■ **EXERCISE BRIEF**: Reproduce the listing exactly and skip over any pictures.

■ **INFORMATION PROVIDED**:
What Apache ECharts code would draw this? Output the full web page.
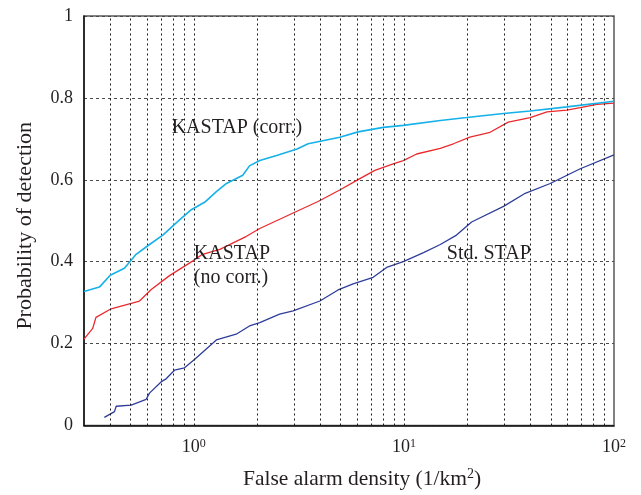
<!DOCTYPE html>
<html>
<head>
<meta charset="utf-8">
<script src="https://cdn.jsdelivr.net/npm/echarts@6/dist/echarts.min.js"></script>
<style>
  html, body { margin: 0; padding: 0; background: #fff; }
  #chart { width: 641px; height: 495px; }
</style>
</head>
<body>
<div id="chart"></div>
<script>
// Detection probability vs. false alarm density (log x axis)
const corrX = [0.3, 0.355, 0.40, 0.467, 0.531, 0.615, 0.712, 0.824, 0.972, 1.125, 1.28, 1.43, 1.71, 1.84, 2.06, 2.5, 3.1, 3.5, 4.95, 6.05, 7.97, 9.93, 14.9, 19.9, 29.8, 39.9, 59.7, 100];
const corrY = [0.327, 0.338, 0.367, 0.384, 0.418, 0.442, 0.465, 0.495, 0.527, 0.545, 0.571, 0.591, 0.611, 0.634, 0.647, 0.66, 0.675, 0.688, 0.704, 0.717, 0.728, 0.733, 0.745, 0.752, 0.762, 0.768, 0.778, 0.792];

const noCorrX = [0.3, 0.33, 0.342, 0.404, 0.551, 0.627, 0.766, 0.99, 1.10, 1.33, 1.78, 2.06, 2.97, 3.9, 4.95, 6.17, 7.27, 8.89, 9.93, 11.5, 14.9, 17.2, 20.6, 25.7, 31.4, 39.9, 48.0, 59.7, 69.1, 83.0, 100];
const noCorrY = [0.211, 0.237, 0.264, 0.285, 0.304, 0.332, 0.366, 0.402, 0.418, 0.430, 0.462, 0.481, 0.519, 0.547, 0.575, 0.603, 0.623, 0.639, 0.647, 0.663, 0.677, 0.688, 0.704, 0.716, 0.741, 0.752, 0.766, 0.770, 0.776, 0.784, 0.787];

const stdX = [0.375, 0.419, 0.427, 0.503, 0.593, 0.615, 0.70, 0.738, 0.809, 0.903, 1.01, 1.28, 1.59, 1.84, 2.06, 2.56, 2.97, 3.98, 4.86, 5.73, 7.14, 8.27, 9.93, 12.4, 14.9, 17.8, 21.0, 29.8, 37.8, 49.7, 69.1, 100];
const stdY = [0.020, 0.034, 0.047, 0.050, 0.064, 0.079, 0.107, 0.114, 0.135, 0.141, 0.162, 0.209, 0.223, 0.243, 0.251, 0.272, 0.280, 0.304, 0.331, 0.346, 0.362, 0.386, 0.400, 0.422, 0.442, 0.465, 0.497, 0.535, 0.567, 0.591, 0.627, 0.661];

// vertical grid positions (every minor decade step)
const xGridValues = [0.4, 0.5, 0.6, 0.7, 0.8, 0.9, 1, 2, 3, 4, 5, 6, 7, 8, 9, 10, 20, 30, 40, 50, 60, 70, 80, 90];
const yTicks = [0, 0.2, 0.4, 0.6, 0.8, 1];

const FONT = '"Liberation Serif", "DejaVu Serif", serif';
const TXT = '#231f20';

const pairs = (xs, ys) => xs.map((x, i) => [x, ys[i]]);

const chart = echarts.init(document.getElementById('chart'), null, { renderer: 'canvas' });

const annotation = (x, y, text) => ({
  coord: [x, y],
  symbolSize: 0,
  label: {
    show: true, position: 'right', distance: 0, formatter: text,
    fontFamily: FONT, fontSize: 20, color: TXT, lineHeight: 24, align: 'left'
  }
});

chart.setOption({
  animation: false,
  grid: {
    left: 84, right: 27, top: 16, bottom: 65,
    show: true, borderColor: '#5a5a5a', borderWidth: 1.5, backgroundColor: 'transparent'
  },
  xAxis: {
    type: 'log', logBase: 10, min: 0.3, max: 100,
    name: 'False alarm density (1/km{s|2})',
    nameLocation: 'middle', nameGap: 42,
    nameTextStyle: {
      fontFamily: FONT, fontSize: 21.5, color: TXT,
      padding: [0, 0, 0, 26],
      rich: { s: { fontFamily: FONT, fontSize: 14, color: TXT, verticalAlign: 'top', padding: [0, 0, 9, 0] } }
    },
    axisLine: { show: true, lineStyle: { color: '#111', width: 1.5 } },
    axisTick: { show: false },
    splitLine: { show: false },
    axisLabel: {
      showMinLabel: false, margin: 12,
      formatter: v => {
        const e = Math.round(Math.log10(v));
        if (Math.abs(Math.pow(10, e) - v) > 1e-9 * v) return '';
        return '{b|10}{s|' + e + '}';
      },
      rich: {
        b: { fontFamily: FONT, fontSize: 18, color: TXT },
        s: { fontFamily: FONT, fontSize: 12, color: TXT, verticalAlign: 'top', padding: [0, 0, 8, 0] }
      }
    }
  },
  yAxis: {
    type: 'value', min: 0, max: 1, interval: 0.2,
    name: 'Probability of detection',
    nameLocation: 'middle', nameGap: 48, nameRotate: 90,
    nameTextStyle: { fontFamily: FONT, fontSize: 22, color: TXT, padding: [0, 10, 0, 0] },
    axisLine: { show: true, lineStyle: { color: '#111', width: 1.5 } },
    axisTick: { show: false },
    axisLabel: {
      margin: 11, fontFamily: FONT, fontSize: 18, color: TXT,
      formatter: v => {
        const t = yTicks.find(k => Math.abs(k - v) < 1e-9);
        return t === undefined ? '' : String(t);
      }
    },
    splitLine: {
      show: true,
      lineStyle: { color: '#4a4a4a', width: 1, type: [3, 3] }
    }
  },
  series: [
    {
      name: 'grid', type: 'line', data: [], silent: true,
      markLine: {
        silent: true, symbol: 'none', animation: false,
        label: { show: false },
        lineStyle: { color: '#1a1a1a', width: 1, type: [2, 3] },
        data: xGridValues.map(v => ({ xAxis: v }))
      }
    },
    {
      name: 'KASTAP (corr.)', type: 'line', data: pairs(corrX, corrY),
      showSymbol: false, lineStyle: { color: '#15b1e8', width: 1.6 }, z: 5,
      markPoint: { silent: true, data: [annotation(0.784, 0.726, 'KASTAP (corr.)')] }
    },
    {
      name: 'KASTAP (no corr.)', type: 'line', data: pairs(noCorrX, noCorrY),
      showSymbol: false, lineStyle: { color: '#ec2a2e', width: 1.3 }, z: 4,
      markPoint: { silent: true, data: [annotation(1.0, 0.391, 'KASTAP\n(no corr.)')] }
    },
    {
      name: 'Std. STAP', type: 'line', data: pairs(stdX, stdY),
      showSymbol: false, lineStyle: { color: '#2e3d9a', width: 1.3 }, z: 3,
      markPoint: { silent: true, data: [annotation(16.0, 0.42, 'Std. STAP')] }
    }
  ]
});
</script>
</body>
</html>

■ **ANSWER FOR THIS EXERCISE**:
What Apache ECharts code would draw this? Output the full web page.
<!DOCTYPE html>
<html>
<head>
<meta charset="utf-8">
<script src="https://cdn.jsdelivr.net/npm/echarts@6/dist/echarts.min.js"></script>
<style>
  html, body { margin: 0; padding: 0; background: #fff; }
  #chart { width: 641px; height: 495px; }
</style>
</head>
<body>
<div id="chart"></div>
<script>
// Detection probability vs. false alarm density (log x axis)
const corrX = [0.3, 0.355, 0.40, 0.467, 0.531, 0.615, 0.712, 0.824, 0.972, 1.125, 1.28, 1.43, 1.71, 1.84, 2.06, 2.5, 3.1, 3.5, 4.95, 6.05, 7.97, 9.93, 14.9, 19.9, 29.8, 39.9, 59.7, 100];
const corrY = [0.327, 0.338, 0.367, 0.384, 0.418, 0.442, 0.465, 0.495, 0.527, 0.545, 0.571, 0.591, 0.611, 0.634, 0.647, 0.66, 0.675, 0.688, 0.704, 0.717, 0.728, 0.733, 0.745, 0.752, 0.762, 0.768, 0.778, 0.792];

const noCorrX = [0.3, 0.33, 0.342, 0.404, 0.551, 0.627, 0.766, 0.99, 1.10, 1.33, 1.78, 2.06, 2.97, 3.9, 4.95, 6.17, 7.27, 8.89, 9.93, 11.5, 14.9, 17.2, 20.6, 25.7, 31.4, 39.9, 48.0, 59.7, 69.1, 83.0, 100];
const noCorrY = [0.211, 0.237, 0.264, 0.285, 0.304, 0.332, 0.366, 0.402, 0.418, 0.430, 0.462, 0.481, 0.519, 0.547, 0.575, 0.603, 0.623, 0.639, 0.647, 0.663, 0.677, 0.688, 0.704, 0.716, 0.741, 0.752, 0.766, 0.770, 0.776, 0.784, 0.787];

const stdX = [0.375, 0.419, 0.427, 0.503, 0.593, 0.615, 0.70, 0.738, 0.809, 0.903, 1.01, 1.28, 1.59, 1.84, 2.06, 2.56, 2.97, 3.98, 4.86, 5.73, 7.14, 8.27, 9.93, 12.4, 14.9, 17.8, 21.0, 29.8, 37.8, 49.7, 69.1, 100];
const stdY = [0.020, 0.034, 0.047, 0.050, 0.064, 0.079, 0.107, 0.114, 0.135, 0.141, 0.162, 0.209, 0.223, 0.243, 0.251, 0.272, 0.280, 0.304, 0.331, 0.346, 0.362, 0.386, 0.400, 0.422, 0.442, 0.465, 0.497, 0.535, 0.567, 0.591, 0.627, 0.661];

// vertical grid positions (every minor decade step)
const xGridValues = [0.4, 0.5, 0.6, 0.7, 0.8, 0.9, 1, 2, 3, 4, 5, 6, 7, 8, 9, 10, 20, 30, 40, 50, 60, 70, 80, 90];
const yTicks = [0, 0.2, 0.4, 0.6, 0.8, 1];

const FONT = '"Liberation Serif", "DejaVu Serif", serif';
const TXT = '#231f20';

const pairs = (xs, ys) => xs.map((x, i) => [x, ys[i]]);

const chart = echarts.init(document.getElementById('chart'), null, { renderer: 'canvas' });

const annotation = (x, y, text) => ({
  coord: [x, y],
  symbolSize: 0,
  label: {
    show: true, position: 'right', distance: 0, formatter: text,
    fontFamily: FONT, fontSize: 20, color: TXT, lineHeight: 24, align: 'left'
  }
});

chart.setOption({
  animation: false,
  grid: {
    left: 84, right: 27, top: 16, bottom: 65,
    show: true, borderColor: '#5a5a5a', borderWidth: 1.5, backgroundColor: 'transparent'
  },
  xAxis: {
    type: 'log', logBase: 10, min: 0.3, max: 100,
    name: 'False alarm density (1/km{s|2})',
    nameLocation: 'middle', nameGap: 42,
    nameTextStyle: {
      fontFamily: FONT, fontSize: 21.5, color: TXT,
      padding: [0, 0, 0, 26],
      rich: { s: { fontFamily: FONT, fontSize: 14, color: TXT, verticalAlign: 'top', padding: [0, 0, 9, 0] } }
    },
    axisLine: { show: true, lineStyle: { color: '#111', width: 1.5 } },
    axisTick: { show: false },
    splitLine: { show: false },
    axisLabel: {
      showMinLabel: false, margin: 12,
      formatter: v => {
        const e = Math.round(Math.log10(v));
        if (Math.abs(Math.pow(10, e) - v) > 1e-9 * v) return '';
        return '{b|10}{s|' + e + '}';
      },
      rich: {
        b: { fontFamily: FONT, fontSize: 18, color: TXT },
        s: { fontFamily: FONT, fontSize: 12, color: TXT, verticalAlign: 'top', padding: [0, 0, 8, 0] }
      }
    }
  },
  yAxis: {
    type: 'value', min: 0, max: 1, interval: 0.2,
    name: 'Probability of detection',
    nameLocation: 'middle', nameGap: 48, nameRotate: 90,
    nameTextStyle: { fontFamily: FONT, fontSize: 22, color: TXT, padding: [0, 10, 0, 0] },
    axisLine: { show: true, lineStyle: { color: '#111', width: 1.5 } },
    axisTick: { show: false },
    axisLabel: {
      margin: 11, fontFamily: FONT, fontSize: 18, color: TXT,
      formatter: v => {
        const t = yTicks.find(k => Math.abs(k - v) < 1e-9);
        return t === undefined ? '' : String(t);
      }
    },
    splitLine: {
      show: true,
      lineStyle: { color: '#4a4a4a', width: 1, type: [3, 3] }
    }
  },
  series: [
    {
      name: 'grid', type: 'line', data: [], silent: true,
      markLine: {
        silent: true, symbol: 'none', animation: false,
        label: { show: false },
        lineStyle: { color: '#1a1a1a', width: 1, type: [2, 3] },
        data: xGridValues.map(v => ({ xAxis: v }))
      }
    },
    {
      name: 'KASTAP (corr.)', type: 'line', data: pairs(corrX, corrY),
      showSymbol: false, lineStyle: { color: '#15b1e8', width: 1.6 }, z: 5,
      markPoint: { silent: true, data: [annotation(0.784, 0.726, 'KASTAP (corr.)')] }
    },
    {
      name: 'KASTAP (no corr.)', type: 'line', data: pairs(noCorrX, noCorrY),
      showSymbol: false, lineStyle: { color: '#ec2a2e', width: 1.3 }, z: 4,
      markPoint: { silent: true, data: [annotation(1.0, 0.391, 'KASTAP\n(no corr.)')] }
    },
    {
      name: 'Std. STAP', type: 'line', data: pairs(stdX, stdY),
      showSymbol: false, lineStyle: { color: '#2e3d9a', width: 1.3 }, z: 3,
      markPoint: { silent: true, data: [annotation(16.0, 0.42, 'Std. STAP')] }
    }
  ]
});
</script>
</body>
</html>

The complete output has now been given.